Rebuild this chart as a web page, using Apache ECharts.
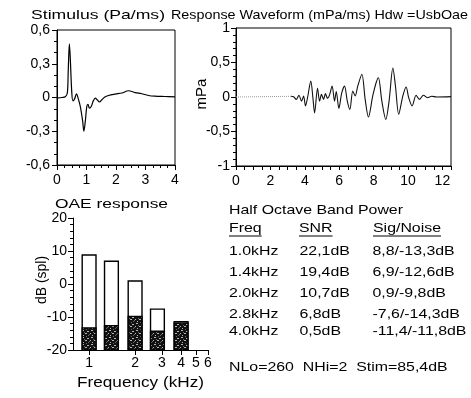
<!DOCTYPE html>
<html>
<head>
<meta charset="utf-8">
<script src="https://cdn.jsdelivr.net/npm/echarts@6/dist/echarts.min.js"></script>
<style>
  html, body { margin: 0; padding: 0; background: #fff; }
  #chart { width: 471px; height: 398px; }
</style>
</head>
<body>
<div id="chart"></div>
<script>
// stimulus click (ms / Pa)
const stimMs = [0, 0.17, 0.28, 0.35, 0.38, 0.42, 0.45, 0.5, 0.54, 0.6, 0.66, 0.72, 0.79, 0.87, 0.91, 0.96, 1.01, 1.05, 1.1, 1.16, 1.23, 1.3, 1.36, 1.44, 1.52, 1.61, 1.75, 1.97, 2.2, 2.42, 2.65, 2.87, 3.1, 3.32, 3.66, 4.0]
const stimPa = [-0.005, 0, 0.006, 0.04, 0.23, 0.476, 0.35, 0.05, -0.03, -0.01, 0.033, -0.01, -0.08, -0.21, -0.3, -0.21, -0.08, -0.06, -0.095, -0.08, -0.03, -0.006, -0.02, -0.04, -0.02, 0.003, 0.018, 0.03, 0.04, 0.06, 0.044, 0.033, 0.018, 0.012, 0.009, 0.006]

// response waveform (ms / mPa)
const leadMs = [0, 3.2]
const leadPa = [0, 0.01]
const respMs = [3.2, 3.35, 3.5, 3.66, 3.81, 3.93, 4.04, 4.16, 4.35, 4.47, 4.57, 4.74, 4.86, 4.97, 5.09, 5.2, 5.32, 5.44, 5.59, 5.73, 5.83, 5.98, 6.15, 6.31, 6.47, 6.62, 6.79, 6.93, 7.08, 7.32, 7.51, 7.7, 7.95, 8.15, 8.28, 8.48, 8.71, 8.9, 9.12, 9.27, 9.46, 9.7, 9.89, 10.04, 10.24, 10.47, 10.66, 10.9, 11.13, 11.38, 11.67, 12.5]
const respPa = [0.01, 0.005, -0.035, 0.025, -0.06, 0.015, -0.13, -0.01, 0.23, -0.01, -0.23, 0.125, -0.06, 0.04, -0.035, 0.05, -0.02, 0.03, 0.16, -0.06, 0.08, -0.165, 0.063, 0.16, -0.06, -0.18, 0.087, 0.015, 0.16, 0.33, -0.035, -0.29, 0.015, 0.21, 0.28, -0.06, -0.325, -0.06, 0.42, 0.16, -0.25, 0.015, 0.145, -0.01, -0.13, 0.025, -0.035, 0.025, -0.01, 0.01, 0, 0.005]

// half octave bands
const bandKHz = ['1.0', '1.4', '2.0', '2.8', '4.0']
const signalDb = [8.8, 6.9, 0.9, -7.6, -11.4]
const noiseDb = [-13.3, -12.6, -9.8, -14.3, -11.8]
const snrDb = [22.1, 19.4, 10.7, 6.8, 0.5]
const freqTicks = [1, 2, 3, 4, 5, 6]

// axis ticks
const stimYTicks = [-0.6, -0.3, 0, 0.3, 0.6]
const stimXTicks = [0, 1, 2, 3, 4]
const respYTicks = [-1, -0.5, 0, 0.5, 1]
const respXMax = 12.5
const oaeYTicks = [-20, -10, 0, 10, 20]

const footer = 'NLo=260  NHi=2  Stim=85,4dB'

const comma = (v) => String(+(+v).toFixed(2)).replace('.', ',')
const zip = (a, b) => a.map((x, i) => [x, b[i]])
const log2 = (f) => Math.log(f) / Math.LN2

const FONT = '"Liberation Sans", Arial, sans-serif'
const measureCtx = document.createElement('canvas').getContext('2d')
const textWidth = (text, size) => {
  measureCtx.font = size + 'px ' + FONT
  return measureCtx.measureText(text).width
}
// text stretched to a given width (the scan is wider than the font)
const stretched = (text, x, y, w, size) => ({
  type: 'text', x: x, y: y, scaleX: w / textWidth(text, size), silent: true,
  style: { text: text, fontSize: size, fontFamily: FONT, fill: '#000', align: 'left', verticalAlign: 'middle' }
})

// noise texture (dark stipple)
const pat = document.createElement('canvas')
pat.width = 9; pat.height = 7
const pctx = pat.getContext('2d')
pctx.fillStyle = '#111'; pctx.fillRect(0, 0, 9, 7)
pctx.fillStyle = '#b5b5b5'
pctx.fillRect(1, 1, 2, 1); pctx.fillRect(6, 2, 2, 1); pctx.fillRect(0, 4, 1, 1)
pctx.fillRect(4, 4, 2, 1); pctx.fillRect(2, 6, 1, 1)
pctx.fillStyle = '#666'
pctx.fillRect(5, 0, 1, 1); pctx.fillRect(3, 3, 1, 1); pctx.fillRect(8, 5, 1, 1); pctx.fillRect(7, 6, 1, 1)

const barOct = 0.3
const barRender = (fill, stroke) => (params, api) => {
  const x = api.value(0)
  const top = api.coord([x, api.value(1)])
  const base = api.coord([x, oaeYTicks[0]])
  const w = api.size([barOct, 0])[0]
  return {
    type: 'rect',
    shape: { x: top[0] - w / 2, y: top[1], width: w, height: base[1] - top[1] },
    style: { fill: fill, stroke: stroke, lineWidth: 1.4 }
  }
}

const labelStyle = { color: '#000', fontSize: 14, fontFamily: FONT }
const lineAxis = { show: true, onZero: false, lineStyle: { color: '#000', width: 1 } }

const myChart = echarts.init(document.getElementById('chart'), null, { renderer: 'canvas' })

// table texts
const tScale = 174 / textWidth('Half Octave Band Power', 13)
const tText = (text, x, y) => stretched(text, x, y, textWidth(text, 13) * tScale, 13)
const underline = (text, x, y) => ({
  type: 'line', silent: true,
  shape: { x1: x, y1: y, x2: x + textWidth(text, 13) * tScale, y2: y },
  style: { stroke: '#000', lineWidth: 1 }
})
const rowY = [251, 272.5, 293.5, 314, 331.5]
const graphics = [
  stretched('Stimulus (Pa/ms)', 31, 15.5, 134, 13),
  stretched('Response Waveform (mPa/ms) Hdw =UsbOae', 171, 15.5, 297, 13),
  stretched('OAE response', 55, 204, 113, 13),
  stretched('Frequency (kHz)', 77, 383, 127, 14),
  {
    type: 'text', x: 42, y: 280, rotation: Math.PI / 2, silent: true,
    style: { text: 'dB (spl)', fontSize: 14, fontFamily: FONT, fill: '#000', align: 'center', verticalAlign: 'middle' }
  },
  {
    type: 'text', x: 202, y: 94, rotation: Math.PI / 2, silent: true,
    style: { text: 'mPa', fontSize: 15, fontFamily: FONT, fill: '#000', align: 'center', verticalAlign: 'middle' }
  },
  tText('Half Octave Band Power', 229, 210),
  tText('Freq', 229, 228), underline('Freq', 229, 236),
  tText('SNR', 299, 228), underline('SNR', 299, 236),
  tText('Sig/Noise', 373, 228), underline('Sig/Noise', 373, 236),
  tText(footer, 229, 367)
]
bandKHz.forEach((f, i) => {
  graphics.push(tText(f + 'kHz', 229, rowY[i]))
  graphics.push(tText(comma(snrDb[i]) + 'dB', 299.5, rowY[i]))
  graphics.push(tText(comma(signalDb[i]) + '/' + comma(noiseDb[i]) + 'dB', 372.5, rowY[i]))
})

let option = {
  animation: false,
  backgroundColor: '#fff',
  grid: [
    { left: 57, top: 30, width: 118, height: 135, show: true, borderColor: '#000', borderWidth: 1 },
    { left: 236, top: 28, width: 215, height: 138, show: true, borderColor: '#000', borderWidth: 1 },
    { left: 73, top: 218, width: 135, height: 132 }
  ],
  xAxis: [
    {
      gridIndex: 0, type: 'value', min: stimXTicks[0], max: stimXTicks[stimXTicks.length - 1], interval: 1,
      axisLine: lineAxis, axisTick: { length: 5, lineStyle: { color: '#000' } },
      minorTick: { show: true, splitNumber: 4, length: 3, lineStyle: { color: '#000' } },
      axisLabel: Object.assign({ margin: 8 }, labelStyle), splitLine: { show: false }
    },
    {
      gridIndex: 1, type: 'value', min: 0, max: respXMax, interval: 0.5,
      axisLine: lineAxis, axisTick: { length: 4, lineStyle: { color: '#000' } },
      axisLabel: Object.assign({ margin: 8, formatter: (v) => (v % 2 === 0 ? String(v) : '') }, labelStyle),
      splitLine: { show: false }
    },
    {
      gridIndex: 2, type: 'value', min: -0.35, max: log2(freqTicks[freqTicks.length - 1]),
      axisLine: lineAxis,
      axisTick: { length: 5, lineStyle: { color: '#000' }, customValues: freqTicks.map(log2) },
      axisLabel: Object.assign({ margin: 6, customValues: freqTicks.map(log2), formatter: (v) => String(Math.round(Math.pow(2, v))) }, labelStyle),
      splitLine: { show: false }
    }
  ],
  yAxis: [
    {
      gridIndex: 0, type: 'value', min: stimYTicks[0], max: stimYTicks[stimYTicks.length - 1], interval: 0.3,
      axisLine: lineAxis, axisTick: { length: 5, lineStyle: { color: '#000' } },
      minorTick: { show: true, splitNumber: 3, length: 3, lineStyle: { color: '#000' } },
      axisLabel: Object.assign({ margin: 7, formatter: comma }, labelStyle), splitLine: { show: false }
    },
    {
      gridIndex: 1, type: 'value', min: respYTicks[0], max: respYTicks[respYTicks.length - 1], interval: 0.5,
      axisLine: lineAxis, axisTick: { length: 5, lineStyle: { color: '#000' } },
      minorTick: { show: true, splitNumber: 5, length: 3, lineStyle: { color: '#000' } },
      axisLabel: Object.assign({ margin: 6, formatter: comma }, labelStyle), splitLine: { show: false }
    },
    {
      gridIndex: 2, type: 'value', min: oaeYTicks[0], max: oaeYTicks[oaeYTicks.length - 1], interval: 10,
      axisLine: lineAxis, axisTick: { length: 5, lineStyle: { color: '#000' } },
      minorTick: { show: true, splitNumber: 5, length: 3, lineStyle: { color: '#000' } },
      axisLabel: Object.assign({ margin: 6 }, labelStyle), splitLine: { show: false }
    }
  ],
  series: [
    {
      name: 'stimulus', type: 'line', xAxisIndex: 0, yAxisIndex: 0, data: zip(stimMs, stimPa),
      smooth: 0.35, symbol: 'none', lineStyle: { color: '#000', width: 1.2 }
    },
    {
      name: 'lead', type: 'line', xAxisIndex: 1, yAxisIndex: 1, data: zip(leadMs, leadPa),
      symbol: 'none', lineStyle: { color: '#999', width: 1, type: 'dotted' }
    },
    {
      name: 'response', type: 'line', xAxisIndex: 1, yAxisIndex: 1, data: zip(respMs, respPa),
      smooth: 0.3, symbol: 'none', lineStyle: { color: '#111', width: 1.1 }
    },
    {
      name: 'signal', type: 'custom', xAxisIndex: 2, yAxisIndex: 2, clip: true,
      data: zip(bandKHz.map((f) => log2(+f)), signalDb), renderItem: barRender('#fff', '#000')
    },
    {
      name: 'noise', type: 'custom', xAxisIndex: 2, yAxisIndex: 2, clip: true,
      data: zip(bandKHz.map((f) => log2(+f)), noiseDb), renderItem: barRender({ image: pat, repeat: 'repeat' }, '#000')
    }
  ],
  graphic: graphics
}
myChart.setOption(option)
</script>
</body>
</html>
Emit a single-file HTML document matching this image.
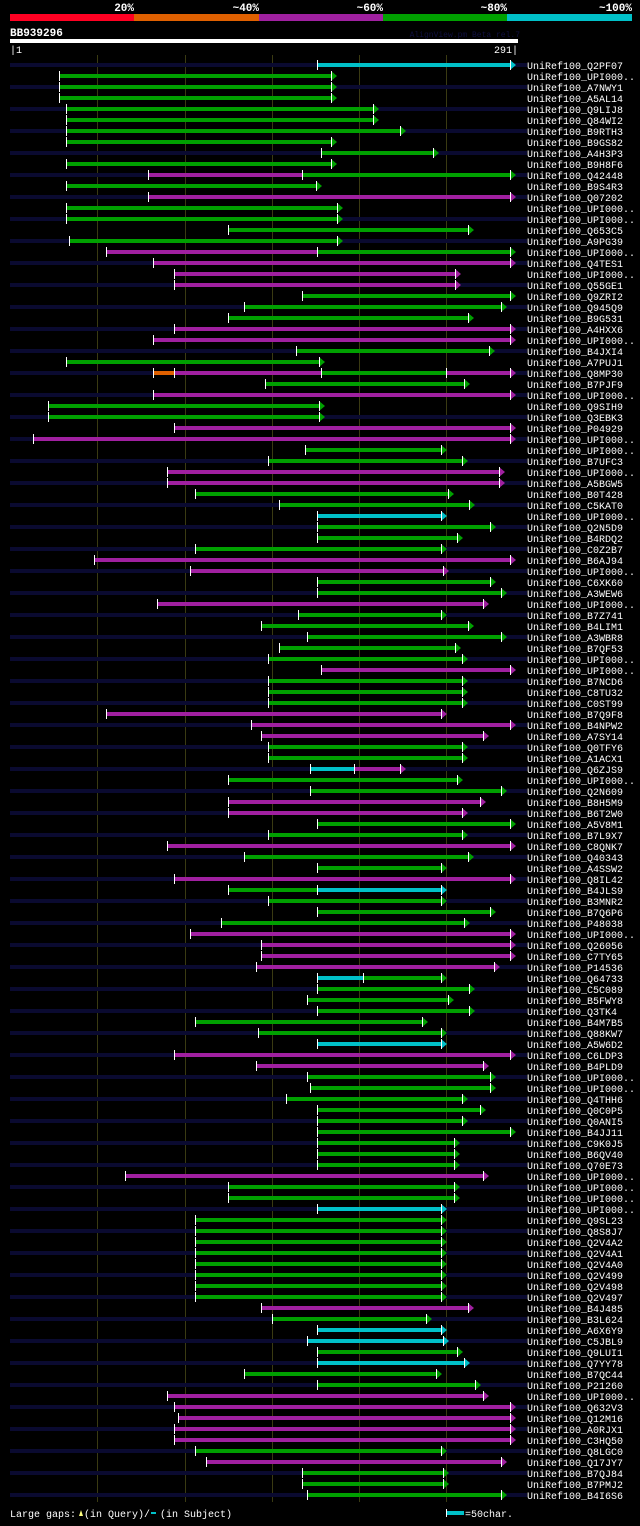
<!DOCTYPE html>
<html><head><meta charset="utf-8">
<style>
html,body{margin:0;padding:0;background:#000;}
body{width:640px;height:1521px;overflow:hidden;}
svg text{font-family:"Liberation Mono","DejaVu Sans Mono",monospace;}
</style></head>
<body>
<svg id="chart" width="640" height="1521" xmlns="http://www.w3.org/2000/svg">
<rect x="0" y="0" width="640" height="1521" fill="#000"/>
<g>
<rect x="10" y="14" width="124" height="7" fill="#ff0022"/>
<rect x="134" y="14" width="125" height="7" fill="#e06000"/>
<rect x="259" y="14" width="124" height="7" fill="#a020a0"/>
<rect x="383" y="14" width="124" height="7" fill="#00a000"/>
<rect x="507" y="14" width="125" height="7" fill="#00c0c8"/>
<text x="134" y="11" fill="#fff" font-size="11" font-weight="bold" text-anchor="end">20%</text>
<text x="259" y="11" fill="#fff" font-size="11" font-weight="bold" text-anchor="end">~40%</text>
<text x="383" y="11" fill="#fff" font-size="11" font-weight="bold" text-anchor="end">~60%</text>
<text x="507" y="11" fill="#fff" font-size="11" font-weight="bold" text-anchor="end">~80%</text>
<text x="632" y="11" fill="#fff" font-size="11" font-weight="bold" text-anchor="end">~100%</text>
</g>
<text x="10" y="36" fill="#fff" font-size="11" font-weight="bold">BB939296</text>
<text x="520" y="37" fill="#101040" font-size="8" text-anchor="end">AlignView.pm Beta rel.7</text>
<rect x="10" y="39" width="508" height="4" fill="#fff"/>
<text x="10" y="53" fill="#fff" font-size="10">|1</text>
<text x="518" y="53" fill="#fff" font-size="10" text-anchor="end">291|</text>
<g id="grid"></g>
<g id="rows"></g>
<g>
<text x="10" y="1517" fill="#fff" font-size="10">Large gaps:</text>
<polygon points="79,1516 81,1510 83,1516" fill="#ffff80"/>
<text x="84" y="1517" fill="#fff" font-size="10">(in Query)/</text>
<rect x="151" y="1512" width="5" height="2" fill="#00c0c8"/>
<text x="160" y="1517" fill="#fff" font-size="10">(in Subject)</text>
<rect x="446" y="1509" width="1" height="8" fill="#fff"/>
<rect x="447" y="1511" width="17" height="4" fill="#00c0c8"/>
<text x="465" y="1517" fill="#fff" font-size="10">=50char.</text>
</g>
</svg>
<script>
const queryLength = 291;
const gridTicks = [50, 100, 150, 200, 250];
const hitNames = ["Q2PF07","UPI000..","A7NWY1","A5AL14","Q9LIJ8","Q84WI2","B9RTH3","B9GS82","A4H3P3","B9H8F6","Q42448","B9S4R3","Q07202","UPI000..","UPI000..","Q653C5","A9PG39","UPI000..","Q4TES1","UPI000..","Q55GE1","Q9ZRI2","Q945Q9","B9G531","A4HXX6","UPI000..","B4JXI4","A7PUJ1","Q8MP30","B7PJF9","UPI000..","Q9SIH9","Q3EBK3","P04929","UPI000..","UPI000..","B7UFC3","UPI000..","A5BGW5","B0T428","C5KAT0","UPI000..","Q2N5D9","B4RDQ2","C0Z2B7","B6AJ94","UPI000..","C6XK60","A3WEW6","UPI000..","B7Z741","B4LIM1","A3WBR8","B7QF53","UPI000..","UPI000..","B7NCD6","C8TU32","C0ST99","B7Q9F8","B4NPW2","A7SY14","Q0TFY6","A1ACX1","Q6ZJS9","UPI000..","Q2N609","B8H5M9","B6T2W0","A5V8M1","B7L9X7","C8QNK7","Q40343","A4SSW2","Q8IL42","B4JLS9","B3MNR2","B7Q6P6","P48038","UPI000..","Q26056","C7TY65","P14536","Q64733","C5C089","B5FWY8","Q3TK4","B4M7B5","Q88KW7","A5W6D2","C6LDP3","B4PLD9","UPI000..","UPI000..","Q4THH6","Q0C0P5","Q0ANI5","B4JJ11","C9K0J5","B6QV40","Q70E73","UPI000..","UPI000..","UPI000..","UPI000..","Q9SL23","Q8S8J7","Q2V4A2","Q2V4A1","Q2V4A0","Q2V499","Q2V498","Q2V497","B4J485","B3L624","A6X6Y9","C5JBL9","Q9LUI1","Q7YY78","B7QC44","P21260","UPI000..","Q632V3","Q12M16","A0RJX1","C3HQ50","Q8LGC0","Q17JY7","B7QJ84","B7PMJ2","B4I6S6"];
// segments per hit: [queryStart, queryEnd, identityClass]
const hitSegments = [
[[176,289,"c"]],[[28,187,"g"]],[[28,187,"g"]],[[28,187,"g"]],[[32,211,"g"]],[[32,211,"g"]],[[32,226,"g"]],[[32,187,"g"]],[[178,245,"g"]],[[32,187,"g"]],
[[79,167,"p"],[167,289,"g"]],[[32,178,"g"]],[[79,289,"p"]],[[32,190,"g"]],[[32,190,"g"]],[[125,265,"g"]],[[34,190,"g"]],[[55,176,"p"],[176,289,"g"]],[[82,289,"p"]],[[94,258,"p"]],
[[94,258,"p"]],[[167,289,"g"]],[[134,284,"g"]],[[125,265,"g"]],[[94,289,"p"]],[[82,289,"p"]],[[164,277,"g"]],[[32,180,"g"]],[[82,94,"o"],[94,178,"p"],[178,250,"g"],[250,289,"p"]],[[146,263,"g"]],
[[82,289,"p"]],[[22,180,"g"]],[[22,180,"g"]],[[94,289,"p"]],[[13,289,"p"]],[[169,250,"g"]],[[148,262,"g"]],[[90,283,"p"]],[[90,283,"p"]],[[106,254,"g"]],
[[154,266,"g"]],[[176,250,"c"]],[[176,278,"g"]],[[176,259,"g"]],[[106,250,"g"]],[[48,289,"p"]],[[103,251,"p"]],[[176,278,"g"]],[[176,284,"g"]],[[84,274,"p"]],
[[165,250,"g"]],[[144,265,"g"]],[[170,284,"g"]],[[154,258,"g"]],[[148,262,"g"]],[[178,289,"p"]],[[148,262,"g"]],[[148,262,"g"]],[[148,262,"g"]],[[55,250,"p"]],
[[138,289,"p"]],[[144,274,"p"]],[[148,262,"g"]],[[148,262,"g"]],[[172,197,"c"],[197,226,"p"]],[[125,259,"g"]],[[172,284,"g"]],[[125,272,"p"]],[[125,262,"p"]],[[176,289,"g"]],
[[148,262,"g"]],[[90,289,"p"]],[[134,265,"g"]],[[176,250,"g"]],[[94,289,"p"]],[[125,176,"g"],[176,250,"c"]],[[148,250,"g"]],[[176,278,"g"]],[[121,263,"g"]],[[103,289,"p"]],
[[144,289,"p"]],[[144,289,"p"]],[[141,280,"p"]],[[176,202,"c"],[202,250,"g"]],[[176,266,"g"]],[[170,254,"g"]],[[176,266,"g"]],[[106,239,"g"]],[[142,250,"g"]],[[176,250,"c"]],
[[94,289,"p"]],[[141,274,"p"]],[[170,278,"g"]],[[172,278,"g"]],[[158,262,"g"]],[[176,272,"g"]],[[176,262,"g"]],[[176,289,"g"]],[[176,257,"g"]],[[176,257,"g"]],
[[176,257,"g"]],[[66,274,"p"]],[[125,257,"g"]],[[125,257,"g"]],[[176,250,"c"]],[[106,250,"g"]],[[106,250,"g"]],[[106,250,"g"]],[[106,250,"g"]],[[106,250,"g"]],
[[106,250,"g"]],[[106,250,"g"]],[[106,250,"g"]],[[144,265,"p"]],[[150,241,"g"]],[[176,250,"c"]],[[170,251,"c"]],[[176,259,"g"]],[[176,263,"c"]],[[134,247,"g"]],
[[176,269,"g"]],[[90,274,"p"]],[[94,289,"p"]],[[96,289,"p"]],[[94,289,"p"]],[[94,289,"p"]],[[106,250,"g"]],[[112,284,"p"]],[[167,251,"g"]],[[167,251,"g"]],
[[170,284,"g"]]
];
const palette = {g:"#00a000", p:"#a020a0", c:"#00c0c8", o:"#e06000", r:"#ff0022"};
const NS = "http://www.w3.org/2000/svg";
const X0 = 10, X1 = 518, Y0 = 65, PITCH = 11;
function xScale(pos){ return X0 + pos / queryLength * (X1 - X0); }
function yScale(i){ return Y0 + i * PITCH; }
function mk(tag, attrs, parent){ const e = document.createElementNS(NS, tag); for (const k in attrs) e.setAttribute(k, attrs[k]); parent.appendChild(e); return e; }
const grid = document.getElementById('grid');
const rowsG = document.getElementById('rows');
gridTicks.forEach(t => {
  const l = mk('rect', {x: Math.round(xScale(t)), y: 55, width: 1, height: 1447, fill: '#3a3a12'}, grid);
  
  
});
hitNames.forEach((nm, i) => {
  const y = yScale(i);
  const g = mk('g', {}, rowsG);
  
  
  if (i % 2 === 0) {
    const bg = mk('rect', {x: X0, y: y - 2, width: 517, height: 4, fill: '#0a0a30'}, g);
    
    
  }
  const segs = hitSegments[i];
  segs.forEach((s, j) => {
    const xa = Math.round(xScale(s[0])), xb = Math.round(xScale(s[1]));
    const col = palette[s[2]];
    const last = j === segs.length - 1;
    const r = mk('rect', {x: xa, y: y - 2, width: Math.max(0, xb - xa - (last ? 5 : 0)), height: 4, fill: col}, g);
    
    
    const tk = mk('rect', {x: xa, y: y - 5, width: 1, height: 10, fill: '#fff'}, g);
    
    
    if (last) {
      const a = mk('polygon', {points: (xb - 5) + ',' + (y - 5) + ' ' + (xb + 1) + ',' + y + ' ' + (xb - 5) + ',' + (y + 5), fill: col}, g);
      
      
      const al = mk('rect', {x: xb - 5, y: y - 5, width: 1, height: 10, fill: '#fff'}, g);
      
      
    }
  });
  const t = mk('text', {x: 527, y: y + 4, fill: '#fff', 'font-size': 10}, g);
  
  
  t.textContent = 'UniRef100_' + nm;
});
</script>
</body></html>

→ **PROBLEM**
A line counts if it holds the word "image". How many lines of the entries count? Give the number only.

→ **COMPLETED TASK**
2